Oil Extends Losses On Perception Of Weak Demand, UN Ceasefire Bid

by Ship & Bunker News Team
Thursday March 21, 2024

Oil on Thursday extended its losses, minimally, amid calls from the United Nations for a ceasefire between Israel and Hamas as well as weaker U.S. gasoline demand data.

As of 16:02 GMT, Brent was down 68 cents to $85.27 per barrel, and West Texas Intermediate was down 69 cents to $80.58 per barrel.

The gasoline data was considered a mixed bag by analysts: although the Energy Information Administration earlier reported that gasoline inventories fell for a seventh week (down 3.3 million barrels to 230.8 million), the proxy for product demand slipped below 9 million barrels, indicating that "gasoline markets may have been overbought," according to Bob Yawger, director of energy futures at Mizuho.

As for the ceasefire, the U.S. confirmed that it had drafted a U.N. resolution that would see the release of 40 Israeli hostages in return for hundreds of Palestinians detained in Israeli jails; but there is no indication whether this will amount to any real resolution.

Bloomberg's take on Thursday's trading was somewhat optimistic: it reported that despite broader markets interpreting the U.S. Federal Reserve's decision in the previous session to maintain rates for the time being as dovish, "the dollar strengthened on Thursday amid a surprise rate cut by the Swiss National Bank."

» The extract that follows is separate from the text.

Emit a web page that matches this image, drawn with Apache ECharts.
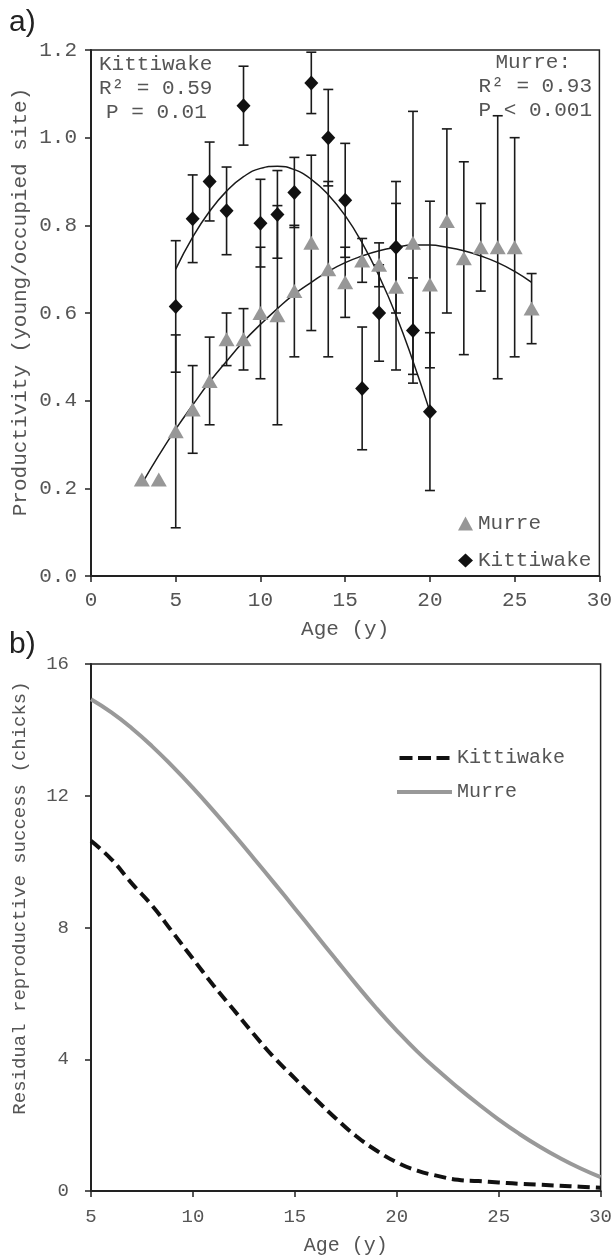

Also on Thursday, ING Global Market Research predicted that oil will continue to tighten in the second and third quarters due to the extension of  voluntary supply cuts from the Organization of the Petroleum Exporting Countries (OPEC), Ukraine's drone attacks on Russia's refineries, and Houthi disruptions to oil flows through the Red Sea.

As a result, ING Global raised its oil price forecast from $80 per barrel to $87 per barrel for the second quarter and from $82 to $88 per barrel for the third quarter.